Phase 3 Trial Results Show Adjuvant Alectinib May Reduce Recurrence in Early-Stage ALK-Positive NSCLC


If approved, alectinib would be the only anaplastic lymphoma kinase inhibitor to show reductions in risk of recurrence or death for those with early-stage lung cancer.

The phase 3 ALINA study (NCT03456076) evaluating adjuvant alectinib (Alecensa; Roche) against an adjuvant platinum-based chemotherapy met its projected goal of disease-free survival (DFS) at a prespecified interim analysis point, according to study investigators. Compared to adjuvant platinum-based chemotherapy, alectinib showed a statistically significant and clinically meaningful improvement in DFS in people with resected stage IB to IIIA anaplastic lymphoma kinase (ALK)-positive non-small cell lung cancer (NSCLC).

3D rendered image of human lungs with tumor

Image credit: SciePro |

Alectinib is a highly selective, central nervous system-active, oral medicine used to treat NSCLC among patients with tumors identified as ALK-positive. Currently, alectinib is approved in over 100 countries as a first-line treatment for ALK-positive, metastatic NSCLC.

The randomized, active-controlled, multicenter, open-label ALINA study consisted of 257 patients who were randomly assigned to either the investigational group or the control treatment group. Every patient had completely resected stage IB to IIIA ALK-positive NSCLC and had received either alectinib or platinum-based chemotherapy. The trial evaluated the efficacy and safety of alectinib, rates of DFS, and measures of overall survival (OS), as well as the percentage of patients with adverse events (AEs); however, the OS data were immature at the time of this trial readout.

“[Alectinib] has transformed outcomes for people with advanced ALK-positive NSCLC, and now these strong results provide evidence for the first time that this medicine could also play a pivotal role in early-stage disease where there is significant unmet need,” said Levi Garraway, MD, PhD, chief medical officer and head of global product development at Roche, in a press release.

Although there have been recent breakthroughs in treatment (eg, immunotherapies) that have improved outlooks for patients with early-stage NSCLC, there are no approved ALK inhibitors for early-stage ALK-positive disease. According to the study authors, approximately 5% of people with NSCLC are ALK-positive, with the disease often found in younger people aged 55 years and younger who have a light- or non-smoking history.

According to prior data, lung cancer is one of the leading causes of cancer death globally, with approximately 1.8 million annual deaths. Lung cancer is typically divided into 2 major types, NSCLC and small-cell lung cancer, with NSCLC being the most prevalent type. Roche estimates that about half of patients with early lung cancer (45%-76%, depending on disease’s stage) continue to experience cancer recurrence following surgery, despite receiving adjuvant chemotherapy. Treating lung cancer early—before it has spread—can provide patients with the strongest chance of curing the disease and preventing it from recurring.

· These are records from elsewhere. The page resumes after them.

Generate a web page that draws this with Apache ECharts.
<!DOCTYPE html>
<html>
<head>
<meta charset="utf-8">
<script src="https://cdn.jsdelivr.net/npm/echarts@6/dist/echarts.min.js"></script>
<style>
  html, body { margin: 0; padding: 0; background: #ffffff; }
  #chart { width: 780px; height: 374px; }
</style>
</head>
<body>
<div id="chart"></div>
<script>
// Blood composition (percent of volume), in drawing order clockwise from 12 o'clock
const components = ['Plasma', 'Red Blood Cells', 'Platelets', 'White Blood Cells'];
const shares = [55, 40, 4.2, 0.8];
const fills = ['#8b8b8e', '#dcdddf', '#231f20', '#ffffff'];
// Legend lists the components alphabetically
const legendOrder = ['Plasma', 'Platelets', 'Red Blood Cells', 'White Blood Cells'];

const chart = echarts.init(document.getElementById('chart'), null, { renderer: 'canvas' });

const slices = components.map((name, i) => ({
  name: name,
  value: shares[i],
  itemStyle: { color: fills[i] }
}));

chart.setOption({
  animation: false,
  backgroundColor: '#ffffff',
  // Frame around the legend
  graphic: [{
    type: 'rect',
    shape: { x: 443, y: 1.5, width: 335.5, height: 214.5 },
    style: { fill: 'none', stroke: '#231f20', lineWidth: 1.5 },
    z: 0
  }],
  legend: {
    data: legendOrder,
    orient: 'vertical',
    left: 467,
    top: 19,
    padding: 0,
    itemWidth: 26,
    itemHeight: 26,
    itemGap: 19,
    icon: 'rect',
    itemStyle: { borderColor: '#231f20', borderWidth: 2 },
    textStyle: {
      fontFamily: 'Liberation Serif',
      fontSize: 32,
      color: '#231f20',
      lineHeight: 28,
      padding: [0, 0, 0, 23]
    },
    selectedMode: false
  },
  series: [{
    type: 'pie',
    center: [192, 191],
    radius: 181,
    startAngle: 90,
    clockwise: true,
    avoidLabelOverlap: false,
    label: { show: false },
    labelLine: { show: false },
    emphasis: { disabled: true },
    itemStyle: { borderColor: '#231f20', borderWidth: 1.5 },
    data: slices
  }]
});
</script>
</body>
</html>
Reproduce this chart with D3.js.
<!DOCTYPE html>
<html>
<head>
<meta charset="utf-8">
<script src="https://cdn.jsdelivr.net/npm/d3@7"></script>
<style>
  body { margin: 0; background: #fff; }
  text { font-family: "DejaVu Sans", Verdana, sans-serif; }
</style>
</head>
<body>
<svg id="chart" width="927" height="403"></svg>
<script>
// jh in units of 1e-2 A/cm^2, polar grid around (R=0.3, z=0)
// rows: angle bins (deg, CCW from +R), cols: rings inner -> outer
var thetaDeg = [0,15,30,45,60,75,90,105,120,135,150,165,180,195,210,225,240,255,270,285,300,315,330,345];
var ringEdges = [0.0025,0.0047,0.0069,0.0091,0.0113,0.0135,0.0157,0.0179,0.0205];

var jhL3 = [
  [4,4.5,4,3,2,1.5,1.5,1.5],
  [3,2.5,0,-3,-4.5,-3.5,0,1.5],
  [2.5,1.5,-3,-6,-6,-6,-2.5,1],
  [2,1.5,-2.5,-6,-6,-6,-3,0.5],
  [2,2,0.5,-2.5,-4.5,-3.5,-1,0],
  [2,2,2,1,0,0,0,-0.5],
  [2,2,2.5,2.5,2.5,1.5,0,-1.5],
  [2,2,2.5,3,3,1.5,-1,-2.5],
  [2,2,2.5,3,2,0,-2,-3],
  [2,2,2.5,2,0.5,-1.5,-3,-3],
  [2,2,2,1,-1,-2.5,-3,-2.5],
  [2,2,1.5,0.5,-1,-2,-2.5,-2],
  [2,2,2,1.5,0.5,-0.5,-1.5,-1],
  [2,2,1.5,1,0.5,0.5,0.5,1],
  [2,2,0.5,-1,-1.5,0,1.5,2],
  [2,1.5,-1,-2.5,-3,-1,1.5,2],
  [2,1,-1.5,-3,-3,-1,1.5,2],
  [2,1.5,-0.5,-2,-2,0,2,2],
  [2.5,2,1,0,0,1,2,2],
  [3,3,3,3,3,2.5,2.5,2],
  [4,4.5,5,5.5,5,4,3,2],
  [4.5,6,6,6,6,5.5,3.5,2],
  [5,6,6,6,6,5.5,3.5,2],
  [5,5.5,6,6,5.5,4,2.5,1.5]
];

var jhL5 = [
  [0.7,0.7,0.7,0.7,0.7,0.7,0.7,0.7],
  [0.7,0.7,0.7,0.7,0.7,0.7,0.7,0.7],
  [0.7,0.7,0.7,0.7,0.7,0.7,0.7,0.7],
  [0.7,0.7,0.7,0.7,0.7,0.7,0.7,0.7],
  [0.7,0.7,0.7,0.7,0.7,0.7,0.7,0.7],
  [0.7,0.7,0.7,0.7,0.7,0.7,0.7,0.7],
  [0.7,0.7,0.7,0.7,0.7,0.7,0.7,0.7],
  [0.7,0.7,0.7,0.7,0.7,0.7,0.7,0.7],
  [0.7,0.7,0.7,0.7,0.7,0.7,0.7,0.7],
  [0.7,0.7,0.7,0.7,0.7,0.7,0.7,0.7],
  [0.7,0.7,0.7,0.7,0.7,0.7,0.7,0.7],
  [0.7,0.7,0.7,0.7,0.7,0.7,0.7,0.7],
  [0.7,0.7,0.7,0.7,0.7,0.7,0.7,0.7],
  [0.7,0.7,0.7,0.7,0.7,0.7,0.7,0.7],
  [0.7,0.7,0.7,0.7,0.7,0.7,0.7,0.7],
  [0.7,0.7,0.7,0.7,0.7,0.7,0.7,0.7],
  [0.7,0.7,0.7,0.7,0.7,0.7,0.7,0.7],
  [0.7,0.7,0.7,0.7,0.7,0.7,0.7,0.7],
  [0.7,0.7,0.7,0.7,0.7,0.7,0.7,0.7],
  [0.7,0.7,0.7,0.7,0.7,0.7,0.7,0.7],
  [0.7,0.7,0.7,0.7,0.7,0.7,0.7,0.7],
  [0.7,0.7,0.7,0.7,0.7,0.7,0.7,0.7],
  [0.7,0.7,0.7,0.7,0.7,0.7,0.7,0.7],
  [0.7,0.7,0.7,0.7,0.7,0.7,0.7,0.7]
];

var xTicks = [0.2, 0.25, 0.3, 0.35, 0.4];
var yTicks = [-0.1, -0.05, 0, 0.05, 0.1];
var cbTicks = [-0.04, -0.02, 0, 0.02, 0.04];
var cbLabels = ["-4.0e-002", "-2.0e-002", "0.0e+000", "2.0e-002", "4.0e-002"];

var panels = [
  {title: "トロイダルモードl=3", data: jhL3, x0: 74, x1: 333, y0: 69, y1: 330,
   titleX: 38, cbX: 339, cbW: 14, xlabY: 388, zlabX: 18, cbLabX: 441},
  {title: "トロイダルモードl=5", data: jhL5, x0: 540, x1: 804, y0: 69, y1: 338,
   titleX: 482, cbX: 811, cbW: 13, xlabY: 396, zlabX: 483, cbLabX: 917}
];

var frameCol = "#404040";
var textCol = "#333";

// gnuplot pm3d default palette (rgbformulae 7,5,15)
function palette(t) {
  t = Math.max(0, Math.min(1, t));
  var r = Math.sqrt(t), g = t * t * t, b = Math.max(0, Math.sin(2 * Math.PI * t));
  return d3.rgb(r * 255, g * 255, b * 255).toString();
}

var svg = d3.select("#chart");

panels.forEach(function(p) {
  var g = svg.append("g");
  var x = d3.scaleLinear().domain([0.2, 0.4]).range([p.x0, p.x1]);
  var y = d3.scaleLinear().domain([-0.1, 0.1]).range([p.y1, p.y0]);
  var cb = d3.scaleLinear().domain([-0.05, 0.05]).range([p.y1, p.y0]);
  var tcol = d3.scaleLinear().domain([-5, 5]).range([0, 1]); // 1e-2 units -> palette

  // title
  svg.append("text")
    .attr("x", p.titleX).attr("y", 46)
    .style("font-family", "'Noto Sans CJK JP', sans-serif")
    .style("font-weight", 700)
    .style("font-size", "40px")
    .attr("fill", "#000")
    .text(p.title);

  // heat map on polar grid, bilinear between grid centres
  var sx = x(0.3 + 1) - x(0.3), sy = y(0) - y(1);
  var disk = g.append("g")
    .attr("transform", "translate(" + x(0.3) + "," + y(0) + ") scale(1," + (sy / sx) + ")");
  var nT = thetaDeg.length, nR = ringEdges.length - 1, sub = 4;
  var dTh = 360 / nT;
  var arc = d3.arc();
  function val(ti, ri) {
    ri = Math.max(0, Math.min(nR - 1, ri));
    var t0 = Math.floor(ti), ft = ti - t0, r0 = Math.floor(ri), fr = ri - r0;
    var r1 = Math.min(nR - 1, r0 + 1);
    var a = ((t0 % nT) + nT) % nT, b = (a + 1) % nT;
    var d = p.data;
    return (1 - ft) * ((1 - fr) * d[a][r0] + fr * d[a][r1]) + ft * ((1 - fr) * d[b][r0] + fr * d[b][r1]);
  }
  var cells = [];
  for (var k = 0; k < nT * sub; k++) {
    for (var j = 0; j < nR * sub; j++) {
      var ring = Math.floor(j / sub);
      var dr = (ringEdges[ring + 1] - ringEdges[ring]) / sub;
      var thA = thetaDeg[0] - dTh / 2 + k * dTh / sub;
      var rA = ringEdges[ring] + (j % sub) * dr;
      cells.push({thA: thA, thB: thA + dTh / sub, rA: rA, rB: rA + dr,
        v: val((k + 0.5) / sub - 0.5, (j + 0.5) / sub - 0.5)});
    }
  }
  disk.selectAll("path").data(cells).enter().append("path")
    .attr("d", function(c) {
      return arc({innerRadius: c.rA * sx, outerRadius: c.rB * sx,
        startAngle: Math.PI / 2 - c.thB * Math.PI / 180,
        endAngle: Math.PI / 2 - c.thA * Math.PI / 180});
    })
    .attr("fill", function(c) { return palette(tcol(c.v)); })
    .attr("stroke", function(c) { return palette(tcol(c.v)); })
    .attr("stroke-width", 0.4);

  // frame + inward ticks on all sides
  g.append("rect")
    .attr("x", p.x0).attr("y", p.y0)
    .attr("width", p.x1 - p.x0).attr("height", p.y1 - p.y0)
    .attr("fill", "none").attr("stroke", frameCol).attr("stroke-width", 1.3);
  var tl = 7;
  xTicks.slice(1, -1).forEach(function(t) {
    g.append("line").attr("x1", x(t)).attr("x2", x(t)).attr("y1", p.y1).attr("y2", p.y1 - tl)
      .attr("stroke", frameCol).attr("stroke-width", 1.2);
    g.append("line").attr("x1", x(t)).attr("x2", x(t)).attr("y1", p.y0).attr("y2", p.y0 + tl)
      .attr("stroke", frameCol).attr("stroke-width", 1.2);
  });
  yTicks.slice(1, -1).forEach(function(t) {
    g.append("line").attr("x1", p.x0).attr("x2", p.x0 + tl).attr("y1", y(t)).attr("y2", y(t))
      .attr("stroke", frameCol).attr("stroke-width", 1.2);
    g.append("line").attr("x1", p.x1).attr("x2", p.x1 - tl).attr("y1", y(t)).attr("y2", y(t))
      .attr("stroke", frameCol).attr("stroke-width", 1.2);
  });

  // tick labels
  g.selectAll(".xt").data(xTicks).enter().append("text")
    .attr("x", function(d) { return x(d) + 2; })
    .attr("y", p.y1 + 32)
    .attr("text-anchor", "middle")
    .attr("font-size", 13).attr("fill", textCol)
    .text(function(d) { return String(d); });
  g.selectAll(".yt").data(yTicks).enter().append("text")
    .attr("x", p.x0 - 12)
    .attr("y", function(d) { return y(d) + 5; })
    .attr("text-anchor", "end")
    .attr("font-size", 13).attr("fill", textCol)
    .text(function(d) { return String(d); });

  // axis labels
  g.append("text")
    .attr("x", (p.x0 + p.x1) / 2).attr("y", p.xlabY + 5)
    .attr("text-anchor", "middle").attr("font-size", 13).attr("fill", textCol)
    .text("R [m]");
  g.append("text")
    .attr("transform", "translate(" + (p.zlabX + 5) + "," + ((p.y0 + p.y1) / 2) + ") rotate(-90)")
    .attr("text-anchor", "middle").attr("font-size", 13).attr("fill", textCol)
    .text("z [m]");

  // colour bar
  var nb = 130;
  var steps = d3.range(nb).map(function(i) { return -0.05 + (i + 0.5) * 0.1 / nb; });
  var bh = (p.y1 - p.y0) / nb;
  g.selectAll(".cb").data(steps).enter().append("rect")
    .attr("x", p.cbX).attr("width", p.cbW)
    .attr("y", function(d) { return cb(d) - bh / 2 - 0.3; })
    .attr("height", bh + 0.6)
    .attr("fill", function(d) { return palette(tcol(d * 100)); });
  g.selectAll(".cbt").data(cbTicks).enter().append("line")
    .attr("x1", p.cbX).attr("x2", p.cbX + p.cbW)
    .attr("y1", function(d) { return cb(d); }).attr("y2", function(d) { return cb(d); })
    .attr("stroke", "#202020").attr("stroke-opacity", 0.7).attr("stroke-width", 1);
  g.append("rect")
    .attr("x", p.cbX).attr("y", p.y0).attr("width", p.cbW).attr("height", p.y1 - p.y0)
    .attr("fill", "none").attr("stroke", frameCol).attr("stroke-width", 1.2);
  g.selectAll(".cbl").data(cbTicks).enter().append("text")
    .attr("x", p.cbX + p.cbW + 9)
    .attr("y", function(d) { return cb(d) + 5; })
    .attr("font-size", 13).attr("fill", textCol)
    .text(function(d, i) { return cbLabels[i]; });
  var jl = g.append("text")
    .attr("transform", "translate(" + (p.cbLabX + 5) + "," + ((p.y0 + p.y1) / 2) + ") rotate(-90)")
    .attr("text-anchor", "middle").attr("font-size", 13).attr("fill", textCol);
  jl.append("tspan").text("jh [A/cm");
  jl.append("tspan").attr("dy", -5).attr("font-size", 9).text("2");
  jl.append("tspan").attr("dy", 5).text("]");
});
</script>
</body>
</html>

Following these study results, investigators plan to present the data at an upcoming medical meeting and submit the data to health authorities, including FDA and the European Medicines Agency.

“If approved, [alectinib] has the potential to treat cancer before it has spread in a setting where treatment can increase the chances of cure,” Garraway said in the press release. “We look forward to sharing these data with regulatory authorities in hopes of bringing this to patients as quickly as possible.”


Roche. Roche’s Alecensa delivers unprecedented Phase III results for people with ALK-positive early-stage lung cancer. New release. September 1, 2023. Accessed September 5, 2023.